Compared to its neighbours, France has not shown much interest in its many territorial or ‘regional’ languages, and several are at risk of dying out.
Mindful of this, a French MP from Brittany, Paul Molac, drafted a law to address the risk, the “Bill for the Protection and Promotion of Regional Languages”, and after over a year of wrangling between the two houses of the French Assembly, it was finally adopted with an overwhelming majority of over two-thirds in April this year.
But the French government and in particular Education Minister Jean-Michel Blanquer, are not in favour of this law and referred it to the country’s Constitutional Council which, early in July, promptly ruled two provisions of the law - immersion teaching and the acceptance of non-French diacritical marks in names - as unconstitutional.
In response, 125 French MPs and senators wrote an open letter to President Emmanuel Macron calling for a change to the constitution to “enable the promotion, preservation and passing on of regional languages to be secured once and for all”.
Last week, the NGO European Language Equality Network (ELEN) an umbrella organisation for 166 lesser-used language associations and its French members, launched a formal complaint to the United Nations Special Rapporteur on Minorities because it believes that the Council’s decision represents discrimination against territorial languages and their speakers, infringes on children’s rights and is in breach of several UN treaties that protect minoritised language rights.
Commenting, French MEP Younous Omarjee, told the Parliament Magazine, “The Constitutional Court's decision to censor the law on regional languages unfortunately comes in a poisonous atmosphere in France, where the government has decided, through its speeches on ‘separatism’, to make minorities and diversity the enemies of the republic.”

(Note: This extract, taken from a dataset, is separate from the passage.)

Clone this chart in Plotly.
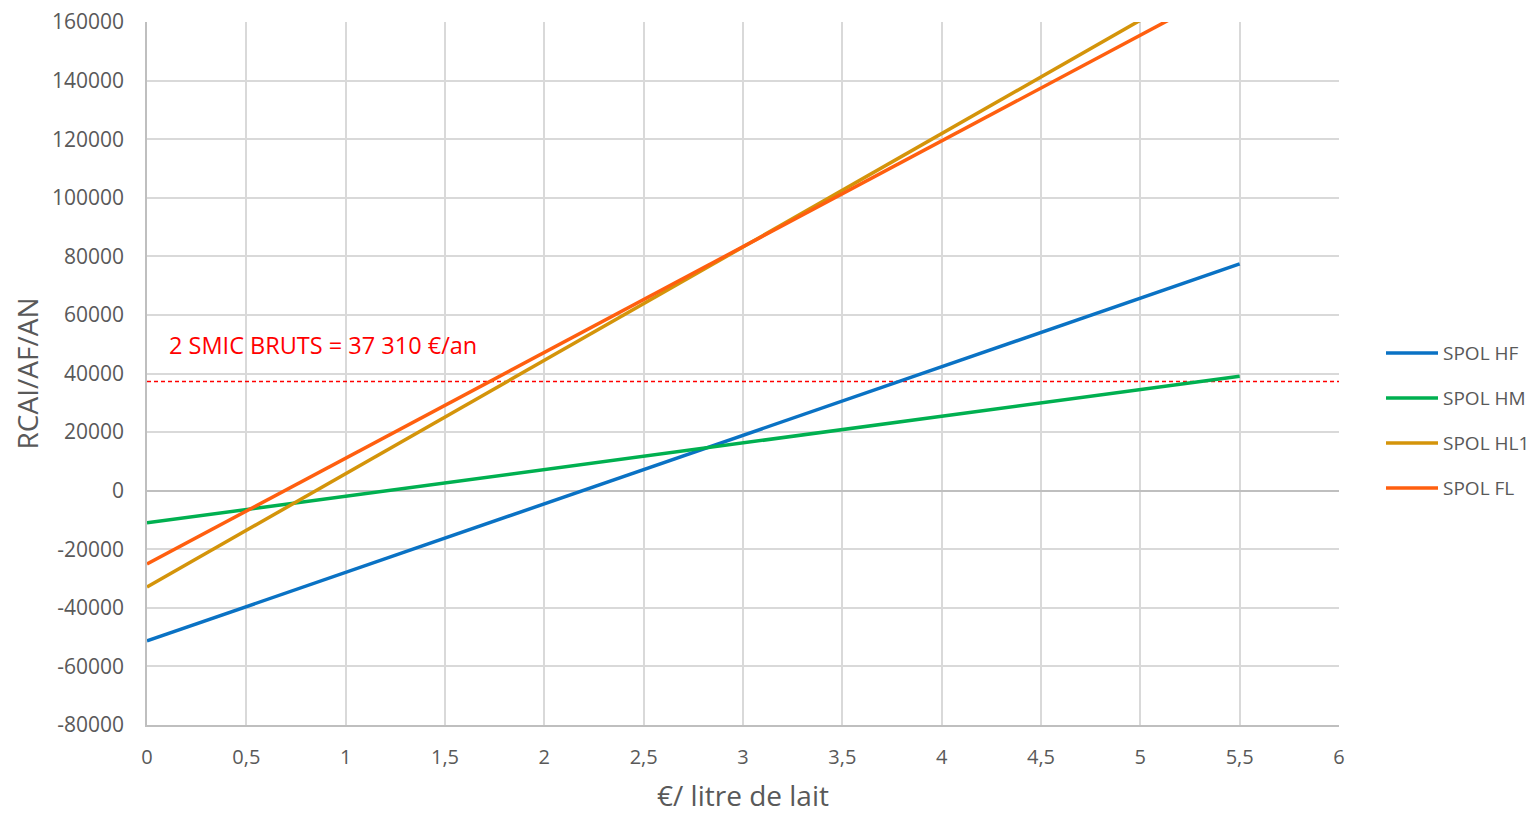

“The [French Government] seem to have weaponised Article 2 to attack territorial languages with; that’s unacceptable. Those languages are as much part of the territory of France as French is” European Language Equality Network (ELEN) Secretary General, Davyth Hicks
Omarjee, a member of the European Parliament’s Intergroup for Traditional Minorities, National Communities and Languages continued, “The Molac law had the merit of allowing the enhancement of all cultural heritage and the better teaching of regional languages, including Creole languages in the overseas territories, without however attaining the status of official language of French.”
In 1992, fearing a creeping takeover of English and worries about the prevalence of immigrant languages, Article 2 of the French constitution was amended to simply state: “the language of the Republic is French.”
But, argues ELEN Secretary General, Davyth Hicks, interpreting this in the way the Constitutional Council seems to have done, amounts to sounding the death knell to many territorial languages.
“They seem to have weaponised Article 2 to attack territorial languages with; that’s unacceptable. Those languages are as much part of the territory of France as French is.”
“Sadly, for many territorial languages intergenerational transmission declined after World War II for various reasons, but primarily because they were discriminated against. Many of these languages now rely on immersion language teaching for their survival. For a state to be so hostile to them is completely against European values.”
A French government report from 1999 identified 75 territorial languages that would qualify to be recognised under the European Charter for Regional or Minority Languages - which France is yet to ratify: 24 on the European mainland and 51 in overseas areas of the French Republic. Many of them are older than the official language, notably Breton and Basque.
“The Constitutional Court's decision to censor the law on regional languages unfortunately comes in a poisonous atmosphere in France, where the government has decided, through its speeches on ‘separatism’, to make minorities and diversity the enemies of the republic” French Gue/NGL MEP Younous Omarjee
Sandro Gozi, an Italian politician who is now representing President Macron’s party as an MEP in the European Parliament’s Renew Group, believes that the problem with the law is a financial one.
He told the Parliament Magazine: “It’s a complicated issue. But I believe the law’s provision that the home commune of a pupil has to pay for the immersion education, even if the school providing it is in another commune, is problematic.”
For Gozi, who is a member of a group led by prominent French academic Christian Lequesne, currently drafting a paper on multilingualism for the forthcoming French Presidency of the European Council, the principle of linguistic diversity is paramount to European values. What the Molac law wants to achieve is, for him, undisputable.
“The promotion and protection of traditional regional languages is essential, and not at all in conflict with French republican values. As we want to promote a more multilingual approach in Europe, we must also promote cultural and linguistic diversity in France.”
A view echoed by fellow MEP Omarjee, who added, “In view of developments elsewhere in the world, it is important today, even more than before, to think of France in all its diversity, and to develop all channels for the promotion of the various cultures that make up France's wealth.”
“We will be attentive to future developments around this law, which has certainly come up against an initial obstacle, but whose principle must eventually prevail.”
The reaction of the UN Special Rapporteur on Minorities to the ELEN complaint, that will remind France of the UN Treaties that it has signed up to, as well as the paper on multilingualism being prepared for the French Presidency and due to be published in September, should keep the issue in focus not only in France but across the European Union.